• _To do_:
Pull out of the data below the stretch of lines bounded by the one containing "Generate a web" and the one containing "const GREY = '#aeaaaa';", both bounds included, unchanged.

• _Material for this exercise_:
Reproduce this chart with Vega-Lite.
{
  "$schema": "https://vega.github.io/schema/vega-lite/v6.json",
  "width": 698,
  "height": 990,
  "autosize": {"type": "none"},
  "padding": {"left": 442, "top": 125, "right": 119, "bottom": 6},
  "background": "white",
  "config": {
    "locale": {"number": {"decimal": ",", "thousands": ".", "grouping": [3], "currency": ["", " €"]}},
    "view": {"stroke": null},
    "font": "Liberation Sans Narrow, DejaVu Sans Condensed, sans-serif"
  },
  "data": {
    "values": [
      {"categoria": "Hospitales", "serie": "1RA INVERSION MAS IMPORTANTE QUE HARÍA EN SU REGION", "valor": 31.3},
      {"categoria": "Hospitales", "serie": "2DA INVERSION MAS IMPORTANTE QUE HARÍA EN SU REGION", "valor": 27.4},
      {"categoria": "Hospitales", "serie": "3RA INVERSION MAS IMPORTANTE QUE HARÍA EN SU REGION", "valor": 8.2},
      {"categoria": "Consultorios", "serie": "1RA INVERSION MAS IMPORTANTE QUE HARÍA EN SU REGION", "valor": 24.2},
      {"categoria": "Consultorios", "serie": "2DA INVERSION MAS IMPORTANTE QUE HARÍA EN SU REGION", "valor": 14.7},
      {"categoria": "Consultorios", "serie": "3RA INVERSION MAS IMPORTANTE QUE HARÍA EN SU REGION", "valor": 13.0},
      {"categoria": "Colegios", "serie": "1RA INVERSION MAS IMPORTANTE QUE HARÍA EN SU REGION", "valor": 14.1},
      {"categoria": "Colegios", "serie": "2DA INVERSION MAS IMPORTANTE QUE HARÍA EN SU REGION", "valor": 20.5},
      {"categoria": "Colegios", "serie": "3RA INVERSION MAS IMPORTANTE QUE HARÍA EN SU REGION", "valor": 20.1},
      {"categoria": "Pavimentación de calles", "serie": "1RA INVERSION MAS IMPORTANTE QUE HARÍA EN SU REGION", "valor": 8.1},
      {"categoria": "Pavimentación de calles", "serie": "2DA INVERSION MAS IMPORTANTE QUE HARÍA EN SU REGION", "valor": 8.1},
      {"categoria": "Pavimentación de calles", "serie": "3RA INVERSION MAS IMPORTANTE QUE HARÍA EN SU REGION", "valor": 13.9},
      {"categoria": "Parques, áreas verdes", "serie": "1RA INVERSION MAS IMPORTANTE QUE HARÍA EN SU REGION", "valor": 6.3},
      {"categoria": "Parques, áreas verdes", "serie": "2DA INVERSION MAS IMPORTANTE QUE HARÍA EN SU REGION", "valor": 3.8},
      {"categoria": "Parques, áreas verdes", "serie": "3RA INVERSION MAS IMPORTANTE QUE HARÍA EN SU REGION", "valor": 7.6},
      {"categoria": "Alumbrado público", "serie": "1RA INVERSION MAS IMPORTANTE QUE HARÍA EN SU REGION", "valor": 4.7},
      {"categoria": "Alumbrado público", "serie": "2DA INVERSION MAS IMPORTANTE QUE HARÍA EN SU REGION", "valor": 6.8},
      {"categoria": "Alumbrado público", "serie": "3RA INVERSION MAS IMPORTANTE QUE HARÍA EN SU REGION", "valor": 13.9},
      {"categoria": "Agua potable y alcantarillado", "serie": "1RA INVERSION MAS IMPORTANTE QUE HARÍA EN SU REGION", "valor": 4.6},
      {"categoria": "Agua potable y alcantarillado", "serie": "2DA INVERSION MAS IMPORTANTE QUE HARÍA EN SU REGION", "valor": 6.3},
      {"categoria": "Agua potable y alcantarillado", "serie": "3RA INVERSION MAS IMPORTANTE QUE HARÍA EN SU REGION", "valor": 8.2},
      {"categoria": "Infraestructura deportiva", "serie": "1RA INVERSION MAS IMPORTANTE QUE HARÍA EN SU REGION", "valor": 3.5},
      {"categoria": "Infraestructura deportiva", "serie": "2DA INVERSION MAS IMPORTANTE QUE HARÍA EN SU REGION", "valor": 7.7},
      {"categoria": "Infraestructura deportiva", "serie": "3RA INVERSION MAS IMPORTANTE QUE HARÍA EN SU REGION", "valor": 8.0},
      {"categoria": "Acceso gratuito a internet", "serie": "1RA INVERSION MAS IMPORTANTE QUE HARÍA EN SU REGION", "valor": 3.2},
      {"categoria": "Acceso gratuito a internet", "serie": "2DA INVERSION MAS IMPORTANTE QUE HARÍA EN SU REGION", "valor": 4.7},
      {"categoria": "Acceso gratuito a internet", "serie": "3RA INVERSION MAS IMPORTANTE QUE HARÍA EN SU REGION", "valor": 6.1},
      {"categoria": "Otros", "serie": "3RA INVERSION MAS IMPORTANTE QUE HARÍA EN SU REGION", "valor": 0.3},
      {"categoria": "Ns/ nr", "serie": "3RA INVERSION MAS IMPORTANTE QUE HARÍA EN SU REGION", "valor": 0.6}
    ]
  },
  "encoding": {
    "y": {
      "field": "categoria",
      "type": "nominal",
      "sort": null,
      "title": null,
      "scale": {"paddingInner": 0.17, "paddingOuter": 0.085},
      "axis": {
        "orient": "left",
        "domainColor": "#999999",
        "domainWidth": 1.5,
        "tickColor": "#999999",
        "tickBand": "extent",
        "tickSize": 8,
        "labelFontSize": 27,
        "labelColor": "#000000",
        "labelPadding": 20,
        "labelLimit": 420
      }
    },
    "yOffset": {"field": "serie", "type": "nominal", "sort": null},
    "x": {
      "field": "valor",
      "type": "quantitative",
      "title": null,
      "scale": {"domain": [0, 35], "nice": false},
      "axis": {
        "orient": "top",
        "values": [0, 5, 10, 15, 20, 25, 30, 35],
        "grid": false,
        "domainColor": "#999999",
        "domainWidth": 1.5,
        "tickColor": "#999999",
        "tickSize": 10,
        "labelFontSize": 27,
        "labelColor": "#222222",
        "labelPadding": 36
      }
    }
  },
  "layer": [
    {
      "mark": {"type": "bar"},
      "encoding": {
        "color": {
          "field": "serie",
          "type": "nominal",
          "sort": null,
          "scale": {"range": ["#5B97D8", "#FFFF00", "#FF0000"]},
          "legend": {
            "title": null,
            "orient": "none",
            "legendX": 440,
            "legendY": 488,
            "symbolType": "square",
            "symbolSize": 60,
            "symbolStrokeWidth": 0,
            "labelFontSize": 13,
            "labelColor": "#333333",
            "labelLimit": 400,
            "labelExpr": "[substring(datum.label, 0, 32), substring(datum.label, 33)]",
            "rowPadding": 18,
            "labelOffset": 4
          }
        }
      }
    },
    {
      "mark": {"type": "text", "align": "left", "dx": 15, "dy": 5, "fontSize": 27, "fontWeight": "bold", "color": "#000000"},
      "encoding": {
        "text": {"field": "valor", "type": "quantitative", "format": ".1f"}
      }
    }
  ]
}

--

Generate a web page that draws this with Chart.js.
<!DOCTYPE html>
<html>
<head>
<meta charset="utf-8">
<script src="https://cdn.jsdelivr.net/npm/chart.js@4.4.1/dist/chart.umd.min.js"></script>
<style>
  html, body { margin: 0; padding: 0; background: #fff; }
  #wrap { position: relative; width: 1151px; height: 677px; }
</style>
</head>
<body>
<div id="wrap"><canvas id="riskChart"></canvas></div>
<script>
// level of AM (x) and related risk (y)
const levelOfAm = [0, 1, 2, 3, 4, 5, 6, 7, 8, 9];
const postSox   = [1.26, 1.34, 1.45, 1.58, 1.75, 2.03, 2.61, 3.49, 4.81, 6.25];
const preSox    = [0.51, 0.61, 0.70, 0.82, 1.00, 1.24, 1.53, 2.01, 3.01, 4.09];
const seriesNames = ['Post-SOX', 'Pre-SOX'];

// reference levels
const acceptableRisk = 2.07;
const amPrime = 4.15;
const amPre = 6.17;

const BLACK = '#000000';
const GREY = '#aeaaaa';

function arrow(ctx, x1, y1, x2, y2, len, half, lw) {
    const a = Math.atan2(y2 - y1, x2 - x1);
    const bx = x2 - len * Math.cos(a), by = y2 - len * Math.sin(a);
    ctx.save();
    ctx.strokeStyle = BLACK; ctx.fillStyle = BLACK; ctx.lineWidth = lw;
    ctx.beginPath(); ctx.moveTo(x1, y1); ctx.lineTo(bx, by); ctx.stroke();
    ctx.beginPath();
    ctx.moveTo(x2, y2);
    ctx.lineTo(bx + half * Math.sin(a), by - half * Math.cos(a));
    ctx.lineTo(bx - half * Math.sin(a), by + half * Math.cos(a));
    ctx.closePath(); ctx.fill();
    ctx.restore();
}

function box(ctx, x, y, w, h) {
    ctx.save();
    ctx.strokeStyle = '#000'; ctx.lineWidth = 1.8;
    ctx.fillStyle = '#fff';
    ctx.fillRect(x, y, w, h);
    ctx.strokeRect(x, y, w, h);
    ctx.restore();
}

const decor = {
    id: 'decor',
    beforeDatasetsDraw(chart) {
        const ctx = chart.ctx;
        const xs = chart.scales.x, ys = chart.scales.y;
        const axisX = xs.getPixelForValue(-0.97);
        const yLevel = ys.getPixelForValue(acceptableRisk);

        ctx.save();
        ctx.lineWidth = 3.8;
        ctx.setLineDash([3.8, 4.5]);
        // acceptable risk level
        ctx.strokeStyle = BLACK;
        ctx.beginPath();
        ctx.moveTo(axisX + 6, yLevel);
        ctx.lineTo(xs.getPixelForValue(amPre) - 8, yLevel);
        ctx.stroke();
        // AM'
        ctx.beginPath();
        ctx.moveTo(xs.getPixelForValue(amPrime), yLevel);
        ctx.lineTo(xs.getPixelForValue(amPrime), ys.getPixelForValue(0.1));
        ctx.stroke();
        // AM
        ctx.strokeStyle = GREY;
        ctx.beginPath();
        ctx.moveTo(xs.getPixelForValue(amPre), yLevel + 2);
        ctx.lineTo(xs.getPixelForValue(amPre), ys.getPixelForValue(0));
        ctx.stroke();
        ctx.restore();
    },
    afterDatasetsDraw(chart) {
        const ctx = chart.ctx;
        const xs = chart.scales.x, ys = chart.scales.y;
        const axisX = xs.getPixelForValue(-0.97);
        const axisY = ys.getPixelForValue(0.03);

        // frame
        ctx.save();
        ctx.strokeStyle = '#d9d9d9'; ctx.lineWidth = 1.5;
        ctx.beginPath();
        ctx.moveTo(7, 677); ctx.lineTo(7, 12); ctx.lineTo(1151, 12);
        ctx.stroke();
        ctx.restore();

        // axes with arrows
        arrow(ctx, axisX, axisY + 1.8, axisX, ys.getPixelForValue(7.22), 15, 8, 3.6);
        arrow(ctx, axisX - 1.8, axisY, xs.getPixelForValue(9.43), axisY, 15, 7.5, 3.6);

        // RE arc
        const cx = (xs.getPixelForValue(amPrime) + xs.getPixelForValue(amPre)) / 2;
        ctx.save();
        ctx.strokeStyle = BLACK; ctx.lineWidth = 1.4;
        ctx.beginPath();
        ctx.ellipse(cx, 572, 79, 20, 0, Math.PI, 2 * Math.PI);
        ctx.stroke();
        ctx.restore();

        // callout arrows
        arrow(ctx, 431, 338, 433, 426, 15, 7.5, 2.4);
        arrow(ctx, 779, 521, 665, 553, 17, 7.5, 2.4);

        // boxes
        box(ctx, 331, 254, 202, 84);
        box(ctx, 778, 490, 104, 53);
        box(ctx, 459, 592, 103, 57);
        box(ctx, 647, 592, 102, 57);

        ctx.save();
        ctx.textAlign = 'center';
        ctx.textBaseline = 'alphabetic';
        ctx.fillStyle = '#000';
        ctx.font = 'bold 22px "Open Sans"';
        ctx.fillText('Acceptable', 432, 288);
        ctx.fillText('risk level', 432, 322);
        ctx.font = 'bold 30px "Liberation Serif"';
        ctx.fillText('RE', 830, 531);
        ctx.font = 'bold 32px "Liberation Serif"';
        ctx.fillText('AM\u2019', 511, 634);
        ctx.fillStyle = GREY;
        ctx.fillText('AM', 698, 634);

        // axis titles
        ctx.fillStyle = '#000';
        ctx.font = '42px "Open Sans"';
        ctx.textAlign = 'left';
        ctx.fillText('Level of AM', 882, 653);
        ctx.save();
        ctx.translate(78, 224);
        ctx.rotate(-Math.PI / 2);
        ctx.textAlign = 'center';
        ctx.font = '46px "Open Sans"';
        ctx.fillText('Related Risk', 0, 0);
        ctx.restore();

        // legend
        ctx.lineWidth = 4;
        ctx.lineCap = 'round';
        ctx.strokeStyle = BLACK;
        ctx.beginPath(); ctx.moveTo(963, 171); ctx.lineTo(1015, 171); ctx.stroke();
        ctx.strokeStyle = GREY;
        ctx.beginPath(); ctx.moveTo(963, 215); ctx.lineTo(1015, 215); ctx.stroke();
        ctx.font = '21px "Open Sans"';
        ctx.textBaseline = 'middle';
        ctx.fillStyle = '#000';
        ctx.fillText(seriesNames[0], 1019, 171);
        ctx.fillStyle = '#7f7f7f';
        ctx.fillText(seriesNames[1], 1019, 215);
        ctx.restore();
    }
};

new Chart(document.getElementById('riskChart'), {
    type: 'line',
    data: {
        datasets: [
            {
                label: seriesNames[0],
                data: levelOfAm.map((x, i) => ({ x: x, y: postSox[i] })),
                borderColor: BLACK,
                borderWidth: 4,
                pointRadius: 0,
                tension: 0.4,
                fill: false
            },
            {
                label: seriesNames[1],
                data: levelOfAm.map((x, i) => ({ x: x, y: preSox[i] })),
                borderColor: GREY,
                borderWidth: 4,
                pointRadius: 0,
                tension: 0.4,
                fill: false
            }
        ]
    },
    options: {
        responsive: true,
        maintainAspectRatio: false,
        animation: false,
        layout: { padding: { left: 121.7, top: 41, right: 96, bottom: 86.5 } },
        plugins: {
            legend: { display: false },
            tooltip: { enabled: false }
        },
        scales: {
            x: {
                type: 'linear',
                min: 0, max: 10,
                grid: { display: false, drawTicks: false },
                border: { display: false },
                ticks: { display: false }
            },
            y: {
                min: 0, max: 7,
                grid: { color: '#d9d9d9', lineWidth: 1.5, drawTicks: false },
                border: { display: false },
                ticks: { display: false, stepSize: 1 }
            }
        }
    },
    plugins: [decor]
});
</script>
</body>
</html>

• _The result_:
Generate a web page that draws this with Chart.js.
<!DOCTYPE html>
<html>
<head>
<meta charset="utf-8">
<script src="https://cdn.jsdelivr.net/npm/chart.js@4.4.1/dist/chart.umd.min.js"></script>
<style>
  html, body { margin: 0; padding: 0; background: #fff; }
  #wrap { position: relative; width: 1151px; height: 677px; }
</style>
</head>
<body>
<div id="wrap"><canvas id="riskChart"></canvas></div>
<script>
// level of AM (x) and related risk (y)
const levelOfAm = [0, 1, 2, 3, 4, 5, 6, 7, 8, 9];
const postSox   = [1.26, 1.34, 1.45, 1.58, 1.75, 2.03, 2.61, 3.49, 4.81, 6.25];
const preSox    = [0.51, 0.61, 0.70, 0.82, 1.00, 1.24, 1.53, 2.01, 3.01, 4.09];
const seriesNames = ['Post-SOX', 'Pre-SOX'];

// reference levels
const acceptableRisk = 2.07;
const amPrime = 4.15;
const amPre = 6.17;

const BLACK = '#000000';
const GREY = '#aeaaaa';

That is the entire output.